### WHAT TO WORK ON
In the listing below, locate the lines that hold "size" and copy them.
[BEGIN]
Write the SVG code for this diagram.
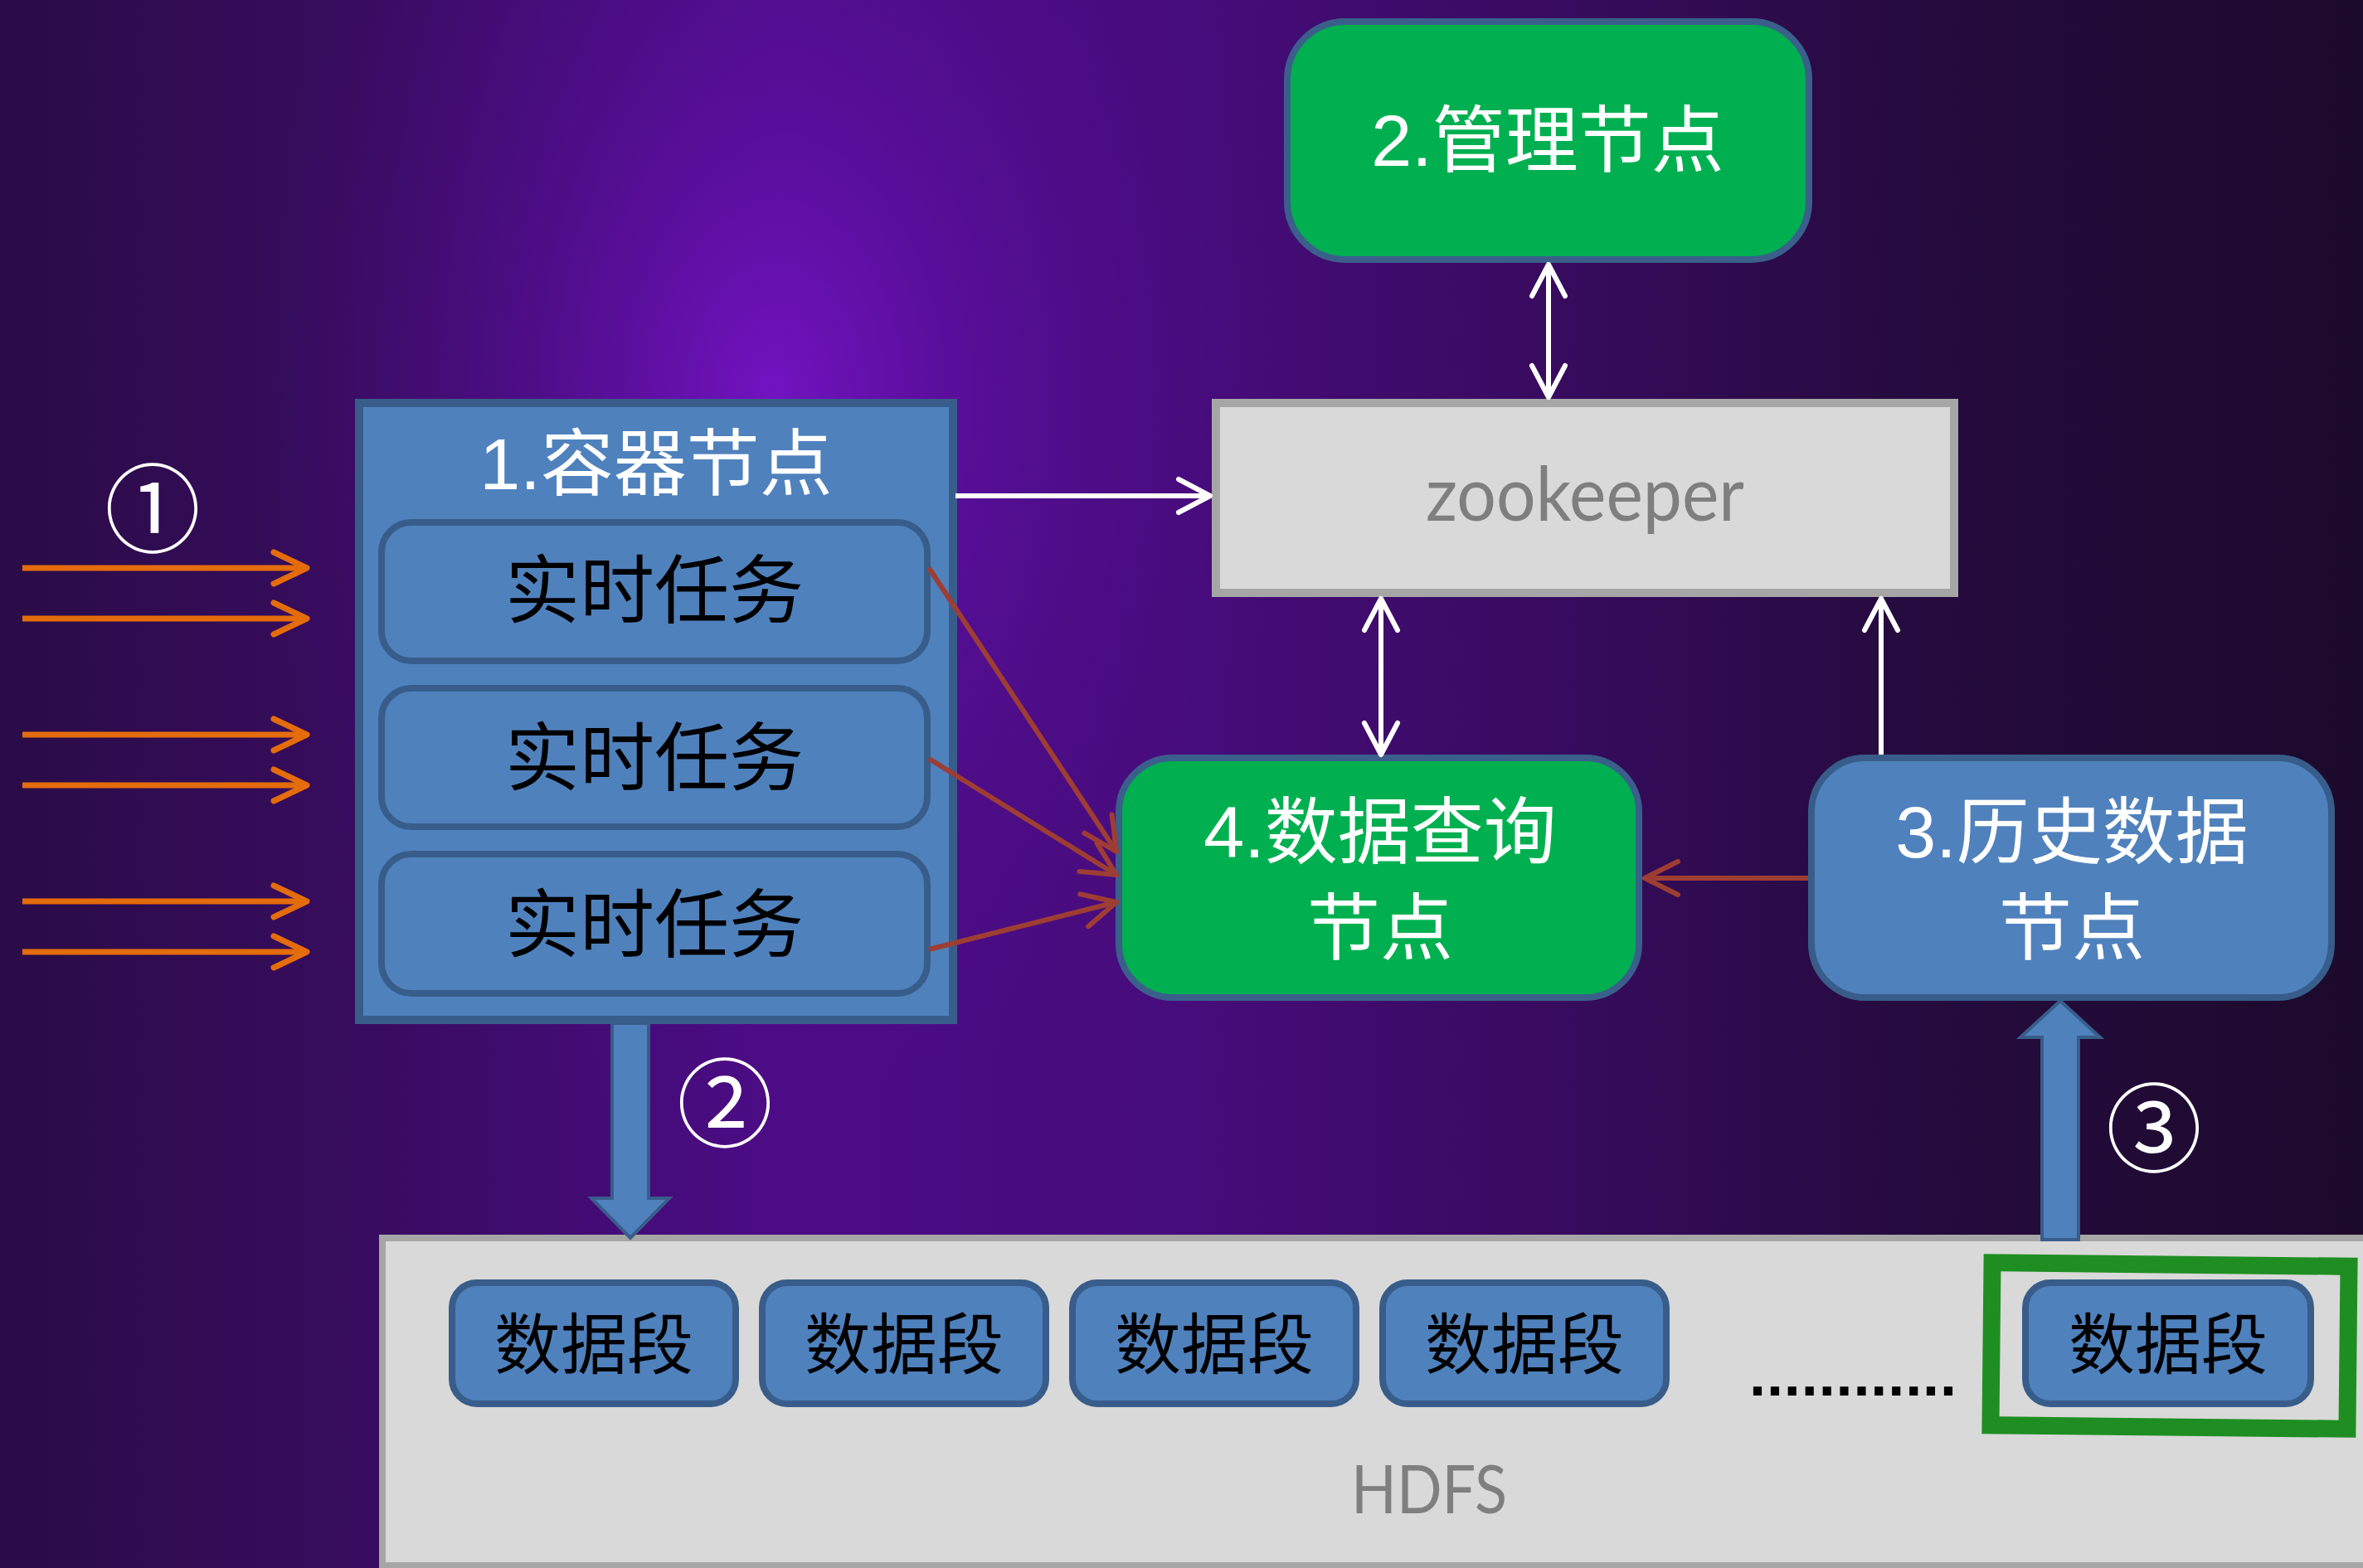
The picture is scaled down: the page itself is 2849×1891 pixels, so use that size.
<svg xmlns="http://www.w3.org/2000/svg" width="2849" height="1891" viewBox="0 0 2849 1891">
<defs>
<style>
.blue{fill:#4F81BD;stroke:#385D8A}
.green{fill:#00B050;stroke:#3A5F8B}
.gray{fill:#D9D9D9;stroke:#A6A6A6}
.cjk{font-family:"Liberation Sans","Noto Sans CJK SC",sans-serif;text-anchor:middle}
.wt{fill:#FFFFFF;font-size:88px}
.task{fill:#000000;font-size:90px}
.seg{fill:#000000;font-size:80px}
.lat{font-family:Lato,"Liberation Sans",sans-serif;fill:#7F7F7F;text-anchor:middle}
.num{font-family:"Noto Sans CJK SC",sans-serif;fill:#FFFFFF;font-size:116px;text-anchor:middle}
.wl{stroke:#FFFFFF;stroke-width:6;fill:none}
.ol{stroke:#E46C0A;stroke-width:7;fill:none}
.rl{stroke:#9E3D33;stroke-width:6;fill:none}
.blk{fill:#4F81BD;stroke:#385D8A;stroke-width:4;stroke-linejoin:miter}
</style>
<linearGradient id="bg" x1="0" y1="0" x2="1" y2="0">
<stop offset="0" stop-color="#2a0c47"/>
<stop offset="0.15" stop-color="#370c5e"/>
<stop offset="0.33" stop-color="#4c0c86"/>
<stop offset="0.5" stop-color="#470c7c"/>
<stop offset="0.65" stop-color="#380b60"/>
<stop offset="0.8" stop-color="#260b40"/>
<stop offset="1" stop-color="#1c0a2c"/>
</linearGradient>
<radialGradient id="glow" gradientUnits="userSpaceOnUse" cx="930" cy="480" r="700" gradientTransform="translate(930 480) scale(0.9 1.3) translate(-930 -480)">
<stop offset="0" stop-color="#7a14cc" stop-opacity="0.85"/>
<stop offset="0.45" stop-color="#6010a8" stop-opacity="0.45"/>
<stop offset="1" stop-color="#4a0c80" stop-opacity="0"/>
</radialGradient>
<marker id="aw" markerUnits="userSpaceOnUse" viewBox="-45 -25 50 50" refX="0" refY="0" markerWidth="50" markerHeight="50" orient="auto-start-reverse" overflow="visible">
<path d="M -38 -20 L 0 0 L -38 20" fill="none" stroke="#FFFFFF" stroke-width="6" stroke-linecap="round" stroke-linejoin="round"/>
</marker>
<marker id="ao" markerUnits="userSpaceOnUse" viewBox="-45 -25 50 50" refX="0" refY="0" markerWidth="50" markerHeight="50" orient="auto" overflow="visible">
<path d="M -40 -19 L 0 0 L -40 19" fill="none" stroke="#E46C0A" stroke-width="7" stroke-linecap="round" stroke-linejoin="round"/>
</marker>
<marker id="ar" markerUnits="userSpaceOnUse" viewBox="-45 -25 50 50" refX="0" refY="0" markerWidth="50" markerHeight="50" orient="auto" overflow="visible">
<path d="M -40 -20 L 0 0 L -40 20" fill="none" stroke="#9E3D33" stroke-width="6" stroke-linecap="round" stroke-linejoin="round"/>
</marker>
</defs>

<rect x="0" y="0" width="2849" height="1891" fill="url(#bg)"/>
<rect x="0" y="0" width="2849" height="1891" fill="url(#glow)"/>

<g id="hdfs">
<rect class="gray" x="461" y="1493" width="2400" height="395" stroke-width="8"/>
<text class="lat" x="1723" y="1825" font-size="82" textLength="188" lengthAdjust="spacingAndGlyphs">HDFS</text>
<text x="2109" y="1683" font-family="Liberation Sans, sans-serif" font-weight="bold" font-size="72" fill="#000000" textLength="250" lengthAdjust="spacing">............</text>
</g>

<g id="seg1"><rect class="blue" x="545" y="1547" width="342" height="146" rx="30" stroke-width="8"/><text class="cjk seg" x="716" y="1650">数据段</text></g>
<g id="seg2"><rect class="blue" x="919" y="1547" width="342" height="146" rx="30" stroke-width="8"/><text class="cjk seg" x="1090" y="1650">数据段</text></g>
<g id="seg3"><rect class="blue" x="1293" y="1547" width="342" height="146" rx="30" stroke-width="8"/><text class="cjk seg" x="1464" y="1650">数据段</text></g>
<g id="seg4"><rect class="blue" x="1667" y="1547" width="342" height="146" rx="30" stroke-width="8"/><text class="cjk seg" x="1838" y="1650">数据段</text></g>
<g id="seg5"><rect class="blue" x="2442" y="1547" width="344" height="146" rx="30" stroke-width="8"/><text class="cjk seg" x="2614" y="1650">数据段</text></g>

<g id="highlight">
<rect x="2401" y="1525" width="430" height="196" fill="none" stroke="#1E8E22" stroke-width="21" transform="rotate(0.6 2616 1623)"/>
</g>

<g id="container">
<rect class="blue" x="433" y="486" width="716" height="744" stroke-width="10"/>
<text class="cjk wt" x="791" y="590">1.容器节点</text>
</g>
<g id="task1"><rect class="blue" x="460" y="630" width="658" height="167" rx="36" stroke-width="8"/><text class="cjk task" x="789" y="744">实时任务</text></g>
<g id="task2"><rect class="blue" x="460" y="830" width="658" height="167" rx="36" stroke-width="8"/><text class="cjk task" x="789" y="946">实时任务</text></g>
<g id="task3"><rect class="blue" x="460" y="1030" width="658" height="168" rx="36" stroke-width="8"/><text class="cjk task" x="789" y="1147">实时任务</text></g>

<g id="node2">
<rect class="green" x="1552" y="26" width="629" height="287" rx="70" stroke-width="8"/>
<text class="cjk wt" x="1866" y="200">2.管理节点</text>
</g>

<g id="zookeeper">
<rect class="gray" x="1466" y="486" width="890" height="229" stroke-width="10"/>
<text class="lat" x="1911" y="628" font-size="92" textLength="384" lengthAdjust="spacingAndGlyphs">zookeeper</text>
</g>

<g id="query">
<rect class="green" x="1349" y="914" width="627" height="289" rx="65" stroke-width="8"/>
<text class="cjk wt" x="1664" y="1034">4.数据查询</text>
<text class="cjk wt" x="1664" y="1150">节点</text>
</g>

<g id="history">
<rect class="blue" x="2184" y="914" width="627" height="289" rx="65" stroke-width="8"/>
<text class="cjk wt" x="2498" y="1034">3.历史数据</text>
<text class="cjk wt" x="2498" y="1150">节点</text>
</g>

<g id="connectors">
<line class="ol" x1="27" y1="685" x2="370" y2="685" marker-end="url(#ao)"/>
<line class="ol" x1="27" y1="746" x2="370" y2="746" marker-end="url(#ao)"/>
<line class="ol" x1="27" y1="886" x2="370" y2="886" marker-end="url(#ao)"/>
<line class="ol" x1="27" y1="947" x2="370" y2="947" marker-end="url(#ao)"/>
<line class="ol" x1="27" y1="1087" x2="370" y2="1087" marker-end="url(#ao)"/>
<line class="ol" x1="27" y1="1148" x2="370" y2="1148" marker-end="url(#ao)"/>

<line class="wl" x1="1152" y1="598" x2="1459" y2="598" marker-end="url(#aw)"/>
<line class="wl" x1="1867" y1="319" x2="1867" y2="479" marker-start="url(#aw)" marker-end="url(#aw)"/>
<line class="wl" x1="1665" y1="722" x2="1665" y2="910" marker-start="url(#aw)" marker-end="url(#aw)"/>
<line class="wl" x1="2268" y1="910" x2="2268" y2="722" marker-end="url(#aw)"/>

<line class="rl" x1="1120" y1="685" x2="1346" y2="1027" marker-end="url(#ar)"/>
<line class="rl" x1="1120" y1="915" x2="1346" y2="1055" marker-end="url(#ar)"/>
<line class="rl" x1="1120" y1="1145" x2="1346" y2="1088" marker-end="url(#ar)"/>
<line class="rl" x1="2180" y1="1059" x2="1983" y2="1059" marker-end="url(#ar)"/>

<polygon class="blk" points="738,1234 782,1234 782,1445 807,1445 760,1493 713,1445 738,1445"/>
<polygon class="blk" points="2462,1495 2506,1495 2506,1251 2532,1251 2484,1207 2436,1251 2462,1251"/>
</g>

<g id="label1"><text class="num" x="184" y="657">①</text></g>
<g id="label2"><text class="num" x="874" y="1374">②</text></g>
<g id="label3"><text class="num" x="2597" y="1404">③</text></g>
</svg>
[END]
### FINISHED EXERCISE
The picture is scaled down: the page itself is 2849×1891 pixels, so use that size.
.wt{fill:#FFFFFF;font-size:88px}
.task{fill:#000000;font-size:90px}
.seg{fill:#000000;font-size:80px}
.num{font-family:"Noto Sans CJK SC",sans-serif;fill:#FFFFFF;font-size:116px;text-anchor:middle}
<text class="lat" x="1723" y="1825" font-size="82" textLength="188" lengthAdjust="spacingAndGlyphs">HDFS</text>
<text x="2109" y="1683" font-family="Liberation Sans, sans-serif" font-weight="bold" font-size="72" fill="#000000" textLength="250" lengthAdjust="spacing">............</text>
<text class="lat" x="1911" y="628" font-size="92" textLength="384" lengthAdjust="spacingAndGlyphs">zookeeper</text>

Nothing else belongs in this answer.